Journal de fin de jeunesse

La corde sensible

Me voilà revenue de l’exposition.
Elle ne s’est pas moqué de moi. Enfin je crois.
Les photos m’ont plu. La démarche du photographe. Sa sensibilité. Son implication, très forte. Intense. Palpable comme le bois, et la pierre et le charbon et la sueur. Et les larmes refoulées.
Tout ça, ça m’a plu. Mais ça m’a touché plus que ça ne m’a parlé.
(Parenthèse : écrire est un tel bonheur.)
Touchée oui. Saisie, non.
Juste, ce n’est pas ce qui me parle à moi. Mais c’est un très joli travail. Le somptueux compte-rendu d’une époque qui est brisée. Et des gens qu’on a brisé avec. Et du regard brisé posé sur eux, impuissant.
J’ai pensé à lui. Très fort mais pas trop fort. Devant le triptyque. Celui qui l’avait tant ébranlé. Et devant d’autres photos, oubliées par moi celles-ci. Mais qui sont revenue me heurter comme une caresse acérée quand je les ai reconnus. Comme celle, par exemple, du petit garçon qui reprend la mort après la noyade de son père. Lapsus, pas corrigé : qui reprend la MER après la noyade de son père.
Tout ça. Cette visite, ça m’a fait me sentir éloignée de lui. Et aussi proche. Éloignée car de sensibilité différente. Une certaine sensibilité, j’entends. Pas toute entière. Et proche car marchant dans ses pas. Voulant le connaître.
j’ai tellement envie de le connaître.

Après l’exposition. Dans la boutique, j’ai acquis un livre qui m’a tout de suite parlé. Lui, il m’a parlé, tout de suite. Un livre de photos. De Pierre Hybre, intitulé Noirs Tropiques. Je suis ravie. C’est un livre qui a été édité seulement à 100 exemplaires. Le mien, c’est le 76 (est-il indiqué sur la dernière page au crayon à papier...) Et dedans, une photographie originale!
J’adore, des photos moites et comme chargées de venin. Ou d’une autre substance lourde et peut-être toxique Des photos des Caraïbes. En noir et blanc.
D’ailleurs, elles me font penser aux photos de Guadeloupe de J. En noir et blanc aussi. Un album de lui que j’apprécie beaucoup.
Moi, ça ne me viendrait jamais à l’idée de prendre la moiteur et la pesanteur des Tropiques en noir et blanc. J’aime de trop, de trop. J’aime de trop la couleur du ciel chargé.
(Ciel chargé, ça aussi c’est de lui; sa réaction suite à des photos d’éléphants prises par moi en Thaïlande après un orage. Photos que je lui avais envoyé la veille de ses vacances. Et qu’il a aimé.)
Les Tropiques en noir et blanc ! ! C’est bien une idée d’hommes.

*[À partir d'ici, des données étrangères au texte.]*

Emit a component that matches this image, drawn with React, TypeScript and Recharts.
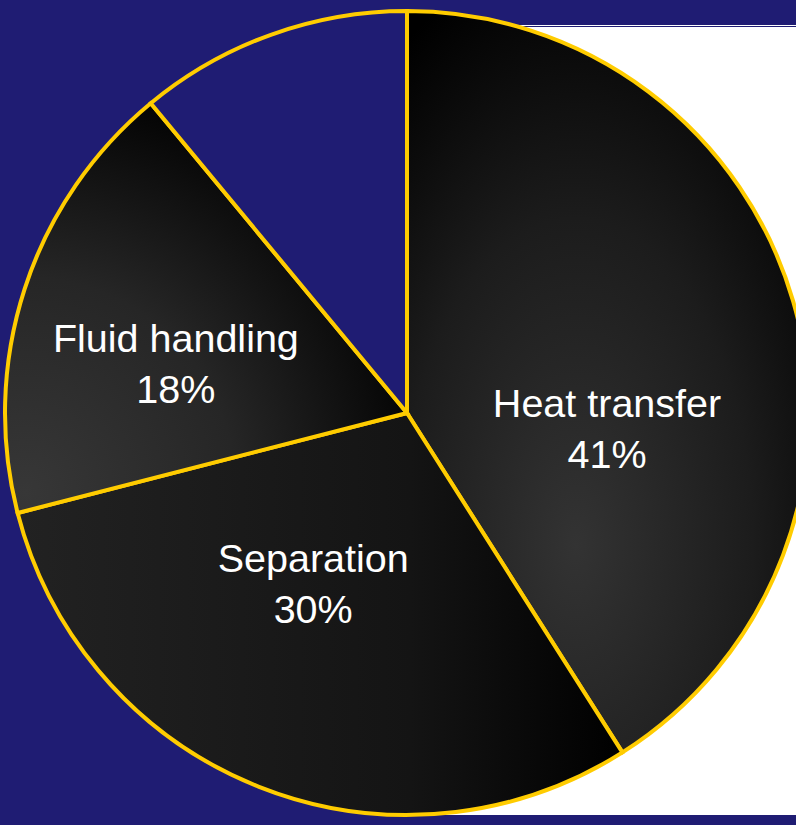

En parlant de tropiques. Hier soir il faisait tellement chaud chez moi que je n’ai même pas pu dormir dans ma mezzanine. J’ai dormi par terre sur mon petit canapé-lit (qui déplié est en fait un matelas très dur à même le sol). Et j’étais contente. Un peu excitée par la chose. Par l’inédit de la chose. Comme une enfant qui dort pour la première fois dans une tente...plantée dans son jardin.
Le renouveau est excitant. Et j’ai quelque-chose d’une enfant. Je reste une enfant. Mon enfant.
Sur ce matelas dur. Dans cette chaleur tropicale : j’imaginais ses mains glisser sur ma taille. Et se perdre dans l’écume de ma sueur.

J’ai également acquis un autre livre. Mais celui-ci, je le cherchais. C’était prémédité. Je suis tombée dessus par hasard. Oh Joie!
Je feuilletais ce livre en pensant que vraiment, j’aimais ça. Ces photos là. Puis j’ai regardé le titre et l’auteur. Et j’ai réalisé qu’il s’agissait de celui que je recherchais : Ron Jude, Lick creek Line.
Le photographe a suivi un trappeur dans sa forêt. Au plus profond de sa nature. çA, ça me parle.
C’est drôle, parce-que j’avais senti rien qu’en lisant le résumé que j’allais l’aimer. Et là, sans savoir que c’était lui, je l’aime. (Je peux vraiment me faire confiance en matière d’intuition.)

Je commence à accumuler pas mal de bouquins de photographie. çA représente un budget que je n’ai pas.

Je ne vais pas tarder à y aller pour le picnic.

Je pense à lui. Je pense à lui.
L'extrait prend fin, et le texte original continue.